Saturday, May 18, 2013


You can probably tell that I like books, especially when I’m trying to learn something new. I have a ton of books on running and I love following the Minnesota running scene. So it’s safe to assume I’ve read Minnesota-native, Scott Jurek’s Eat & Run. But actually I hadn’t read his book until just recently. I guess I figured, I don’t run ultras and I’m not a vegan, so his book isn’t for me.

With my recent dietary changes, I finally got around to reading it – and I’m glad I did. I guess I was expecting more of a diet book or an ultra training manual, but really, it was neither. Scott simply tells a bunch of great stories about his running career, while weaving in his experiences with food and how he gradually transitioned towards a plant-based diet.

While reading the book, it helped a little that I “know of” his buddy Dusty that he mentions throughout the book. Back in 2003 I crewed for Dave Dehart at the Ed Fitz 100K. Dave had a great race, if I remember correctly he was 4th in about 6:45. One of the guys ahead of him was Dusty. I seem to remember him dressed in a Hawaiian shirt, baggy shorts and a bandanna. Plus, he always seemed to have a smile on his face, which I thought was odd for a 62-mile race. Anyway, he left a lasting impression on his way to 2nd place.

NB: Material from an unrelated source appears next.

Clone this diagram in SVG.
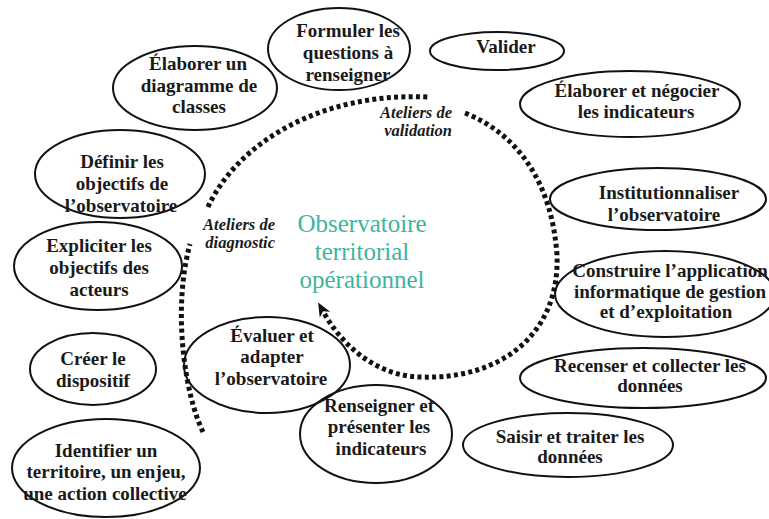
<svg xmlns="http://www.w3.org/2000/svg" width="769" height="519" viewBox="0 0 769 519">
<style>
.n ellipse{fill:none;stroke:#111;stroke-width:2}
.n text{font-family:"Liberation Serif","Times New Roman",serif;font-weight:bold;font-size:19px;fill:#1a1a1a;text-anchor:middle}
.lab{font-family:"Liberation Serif","Times New Roman",serif;font-weight:bold;font-style:italic;font-size:16.5px;fill:#1a1a1a;text-anchor:end}
.center{font-family:"Liberation Serif","Times New Roman",serif;font-size:25px;fill:#3db49d;text-anchor:middle}
.dot{fill:none;stroke:#111;stroke-width:5;stroke-dasharray:4 3.3}
</style>
<defs>
<marker id="ah" markerUnits="userSpaceOnUse" markerWidth="16" markerHeight="14" refX="2" refY="7" orient="auto">
<path d="M0,1 L14,7 L0,13 L4,7 Z" fill="#111"/>
</marker>
</defs>
<rect width="769" height="519" fill="#fff"/>

<g id="connectors">
<path class="dot" d="M203,432 C185,395 172,310 190,244"/>
<path class="dot" d="M208,207 C238,142 322,92 428,97"/>
<path class="dot" d="M465,113 C520,135 552,185 557,255 C560,335 500,380 420,377 C380,376 345,350 324,313" marker-end="url(#ah)"/>
</g>

<g id="center"><text class="center"><tspan x="362" y="232">Observatoire</tspan><tspan x="362" y="260">territorial</tspan><tspan x="362" y="288">opérationnel</tspan></text></g>

<g id="label-validation"><text class="lab"><tspan x="452" y="118">Ateliers de</tspan><tspan x="452" y="136">validation</tspan></text></g>
<g id="label-diagnostic"><text class="lab"><tspan x="275" y="230">Ateliers de</tspan><tspan x="275" y="248">diagnostic</tspan></text></g>

<g id="n-formuler" class="n"><ellipse cx="339" cy="49" rx="71" ry="41"/><text><tspan x="348" y="37">Formuler les</tspan><tspan x="348" y="59">questions à</tspan><tspan x="348" y="81">renseigner</tspan></text></g>
<g id="n-diagramme" class="n"><ellipse cx="195" cy="88" rx="82" ry="42"/><text><tspan x="198" y="70">Élaborer un</tspan><tspan x="199" y="92">diagramme de</tspan><tspan x="199" y="113">classes</tspan></text></g>
<g id="n-definir" class="n"><ellipse cx="120" cy="174" rx="85" ry="44"/><text><tspan x="122" y="168">Définir les</tspan><tspan x="122" y="190">objectifs de</tspan><tspan x="121" y="212">l’observatoire</tspan></text></g>
<g id="n-expliciter" class="n"><ellipse cx="98" cy="266" rx="84" ry="44"/><text><tspan x="99" y="252">Expliciter les</tspan><tspan x="99" y="274">objectifs des</tspan><tspan x="99" y="296">acteurs</tspan></text></g>
<g id="n-creer" class="n"><ellipse cx="93" cy="369" rx="63" ry="36"/><text><tspan x="93" y="365">Créer le</tspan><tspan x="93" y="387">dispositif</tspan></text></g>
<g id="n-identifier" class="n"><ellipse cx="106" cy="468" rx="94" ry="49"/><text><tspan x="106" y="457">Identifier un</tspan><tspan x="106" y="478">territoire, un enjeu,</tspan><tspan x="105" y="500">une action collective</tspan></text></g>
<g id="n-evaluer" class="n"><ellipse cx="267" cy="365" rx="83" ry="48"/><text><tspan x="272" y="342">Évaluer et</tspan><tspan x="272" y="363">adapter</tspan><tspan x="271" y="385">l’observatoire</tspan></text></g>
<g id="n-renseigner" class="n"><ellipse cx="376" cy="434" rx="76" ry="49"/><text><tspan x="379" y="412">Renseigner et</tspan><tspan x="379" y="433">présenter les</tspan><tspan x="381" y="455">indicateurs</tspan></text></g>
<g id="n-saisir" class="n"><ellipse cx="568" cy="445" rx="105" ry="32"/><text><tspan x="570" y="443">Saisir et traiter les</tspan><tspan x="570" y="463">données</tspan></text></g>
<g id="n-recenser" class="n"><ellipse cx="643" cy="378" rx="123" ry="30"/><text><tspan x="650" y="372">Recenser et collecter les</tspan><tspan x="650" y="392">données</tspan></text></g>
<g id="n-construire" class="n"><ellipse cx="665" cy="294" rx="110" ry="43"/><text><tspan x="670" y="277">Construire l’application</tspan><tspan x="670" y="298">informatique de gestion</tspan><tspan x="666" y="318">et d’exploitation</tspan></text></g>
<g id="n-institutionnaliser" class="n"><ellipse cx="658" cy="199" rx="108" ry="31"/><text><tspan x="669" y="199">Institutionnaliser</tspan><tspan x="664" y="221">l’observatoire</tspan></text></g>
<g id="n-negocier" class="n"><ellipse cx="630" cy="104" rx="110" ry="33"/><text><tspan x="637" y="97">Élaborer et négocier</tspan><tspan x="636" y="118">les indicateurs</tspan></text></g>
<g id="n-valider" class="n"><ellipse cx="497" cy="51" rx="67" ry="19"/><text><tspan x="506" y="53">Valider</tspan></text></g>
</svg>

As I was reading the book, I came across Jess Koski’s name too. He lives in the Duluth area, has written some great Minnesota-related running articles in the past, and Jurek mentioned that Jess is also a vegan/vegetarian. Jess and I happen to be Facebook friends – we’ve probably communicated more through Facebook messaging than face-to-face conversations. So I sent him a note telling him I was reading the book and asked for some advice. He gave me a couple of good tips, but what stands out most was his last sentence, “Even as a runner you’ll lose five pounds in the first month or so.”

I touched on this at the end of my last post, but Jess was so right. Last year I was typically around 150 pounds. During my brief marathon training stint, before getting hurt, I was around 145 pounds. Keep in mind I was running 50+ MPW. Now I’m around 141-142 pounds and I’m only running 30-40 MPW. I can only reason that it has to do with cutting out meat and cow’s milk, and reducing processed foods.

“That’s great,” you say, “but what about race results? Will this help my running?” That's really what runners want to know, right? Well, yesterday we held a 5K at work. It wasn’t certified so I wore my GPS. It ended up being 3.14 miles and I ran 19:38 with splits of 5:52, 6:22, and 6:24. Not very good pacing, but I haven’t raced in a long time.

Anyway, these numbers mean nothing without a baseline for comparison. Well two winters ago I did a few indoor track races, including a mile and two 5Ks. I ran 5:53, 19:50-something and 20-flat. If you’re familiar with age-graded calculations, recently my age-performance percentages have been slipping under 70%. Yesterday’s time calculates to just under 72%. That may not sound like a lot, but the difference between 70% and 72% equates to 10 seconds per mile. That’ll save you over 30 seconds for a 5K or 5 minutes for a marathon.

As with anything else, when you start to see improvement, things start to feed upon themselves.  Needless to say I'm excited to see these numbers and to keep them going.  Now I just need to figure out where I want to take them.  I've been kicking around the idea of running TCM in the fall, but I'm not really sure if I want to run a marathon or not.  I have to think about that some more.  In the meantime, I think I'll jump in the (certified) Brian Kraft 5K and throw in a couple more tempo runs leading up to the Garry Bjorklund Half Marathon.

Here’s a trailer for Jurek’s book;


nick said...

I read your blog a lot a few years ago when I was running seriously, but stopped when I went through a low point in running. I just randomly decided to check it out, since I've ramped my running back up a bit. I've also been cutting way down on my animal products consumption, and doing a lot of cross training. Eerily similar. Anyway, thought I'd mention that I like your blog, and thanks for pointing out this book- adding it to my list.

Chad said...

Thanks for checking in again, Nick. Good luck with your diet and running.

Jess Koski said...

Hmmm.. It's rare someone says "Jess was right!" Thanks Chad. Good to see and talk in person with you at Grandma's.